少即是多：面向在策略蒸馏的早停展开

摘要

在线策略蒸馏最近作为一种有前景的替代方案出现，用于替代标准的序列级模仿学习，它通过教师模型对学生自身生成的序列进行评分来训练学生。然而，我们观察到该范式中存在的"离线策略教师衰减"问题：对于后面的token，由于学生的早期轨迹作为上下文对于教师模型来说是离策略的，教师产生修正性评分的能力会衰减，并可能退回到预训练阶段学到的token补全行为。我们通过实验验证了该问题，并提出了早停式生成（Early Stopping Rollout, ESR）来修复它：一种简单且有效的蒸馏策略，仅限制生成序列的前几个响应token。我们表明，ESR不仅在模型规模、家族、任务和训练方案上超越了完整序列生成的OPD性能，而且在跨模型家族场景下展现出更高的GPU效率和训练稳定性。我们进一步研究了这一惊人性能背后的机制，发现了ESR的"级联对齐"和"子模式承诺"效应，这可能解释了它为何有效，甚至有时能超越教师模型性能。此外，我们表明这种基于位置的token选择策略无法完全由KL散度和熵信号解释。

English

On-policy distillation has recently emerged as a promising alternative to standard sequence-level imitation, training a student by scoring its own rollouts with a teacher model.
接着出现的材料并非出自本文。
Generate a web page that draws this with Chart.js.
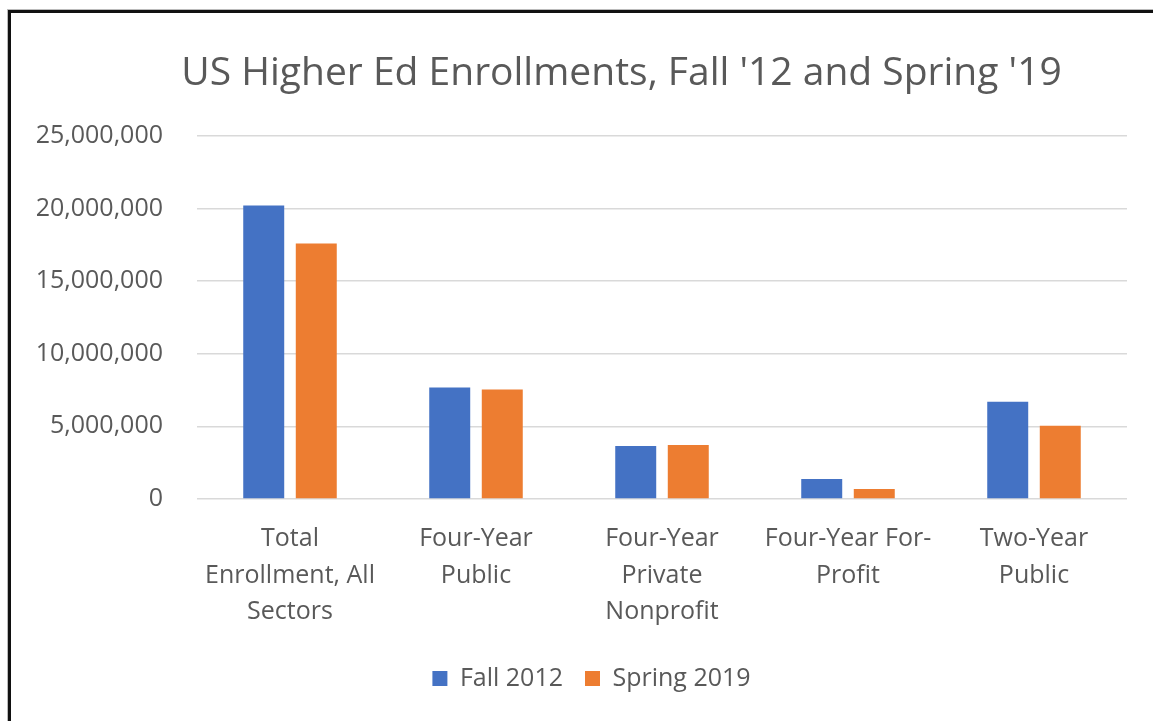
<!DOCTYPE html>
<html>
<head>
<meta charset="utf-8">
<script src="https://cdn.jsdelivr.net/npm/chart.js@4/dist/chart.umd.min.js"></script>
<style>
  html, body { margin: 0; padding: 0; background: #fff; }
  #wrap { position: relative; width: 1153px; height: 721px; overflow: hidden; }
  #frame {
    position: absolute; left: 8px; top: 10px; right: -10px; bottom: -10px;
    border-top: 3px solid #111; border-left: 3px solid #111;
    box-shadow: -1px -1px 0 #bbb;
    pointer-events: none;
  }
  canvas { position: absolute; left: 0; top: 0; }
</style>
</head>
<body>
<div id="wrap">
  <canvas id="enrollChart" width="1153" height="721"></canvas>
  <div id="frame"></div>
</div>
<script>
// ===== DATA =====
const categories = [
  ["Total", "Enrollment, All", "Sectors"],
  ["Four-Year", "Public"],
  ["Four-Year", "Private", "Nonprofit"],
  ["Four-Year For-", "Profit"],
  ["Two-Year", "Public"]
];
const fall2012 = [20200000, 7670000, 3640000, 1380000, 6700000];
const spring2019 = [17580000, 7530000, 3720000, 690000, 5050000];
const yTicks = [0, 5000000, 10000000, 15000000, 20000000, 25000000];

const textColor = "#595959";
const fontFamily = "'Open Sans', sans-serif";

// title / legend sit a bit right of the canvas centre in the original
const shiftBoxes = {
  id: "shiftBoxes",
  afterLayout(chart) {
    if (chart.titleBlock) chart.titleBlock.left += 86;
    if (chart.legend) chart.legend.left += 26;
  }
};

// ===== CHART =====
const ctx = document.getElementById("enrollChart").getContext("2d");

new Chart(ctx, {
  type: "bar",
  data: {
    labels: categories,
    datasets: [
      {
        label: "Fall 2012",
        data: fall2012,
        backgroundColor: "#4472C4",
        categoryPercentage: 0.565,
        barPercentage: 0.78
      },
      {
        label: "Spring 2019",
        data: spring2019,
        backgroundColor: "#ED7D31",
        categoryPercentage: 0.565,
        barPercentage: 0.78
      }
    ]
  },
  options: {
    responsive: false,
    animation: false,
    layout: { padding: { left: 30, right: 26, top: 0, bottom: 20 } },
    plugins: {
      title: {
        display: true,
        text: "US Higher Ed Enrollments, Fall '12 and Spring '19",
        color: textColor,
        font: { family: fontFamily, size: 39, weight: "normal" },
        padding: { top: 50, bottom: 39 }
      },
      legend: {
        position: "bottom",
        labels: {
          color: textColor,
          font: { family: fontFamily, size: 25 },
          boxWidth: 15,
          boxHeight: 15,
          padding: 22
        }
      },
      tooltip: { enabled: false }
    },
    scales: {
      x: {
        grid: { display: false, drawTicks: false },
        border: { display: false },
        ticks: {
          color: textColor,
          font: { family: fontFamily, size: 25, lineHeight: 1.45 },
          padding: 22,
          maxRotation: 0,
          autoSkip: false
        },
        afterFit: function (scale) { scale.height = 145; }
      },
      y: {
        min: 0,
        max: 25000000,
        afterBuildTicks: function (scale) {
          scale.ticks = yTicks.map(v => ({ value: v }));
        },
        grid: { color: "#d9d9d9", lineWidth: 1.5, drawTicks: false },
        border: { display: false },
        ticks: {
          color: textColor,
          font: { family: fontFamily, size: 25 },
          padding: 34,
          callback: v => Number(v).toLocaleString("en-US")
        },
        afterFit: function (scale) { scale.width = 167; }
      }
    }
  },
  plugins: [shiftBoxes]
});
</script>
</body>
</html>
However, we observe ``Off-policy Teacher Decay'' problem in this paradigm: for the later tokens, with student's earlier trajectory as context that is off-policy to the teacher, the teacher's ability to produce a corrective score would decay, and may fall back to token-completion behavior learned in the pre-training stage. We empirically verify this problem, and we propose Early Stopping Rollout (ESR) to fix it: a simple yet effective distillation strategy that simply restricts the rollout generation to the first response tokens. We show that ESR both surpasses the full rollout OPD performance across model size, family, tasks and training regime, and exhibit much higher GPU efficiency and training stability, especially under cross model family scenarios. We further investigate the mechanism behind this surprising performance and discovered "Cascading Alignment" and "Sub-mode Commitment" effect of ESR that may explain why it works effectively and even sometimes exceeding the teacher model performance. Besides, we show that this position-based token selection strategy cannot be fully explainable by KL divergence and entropy signals.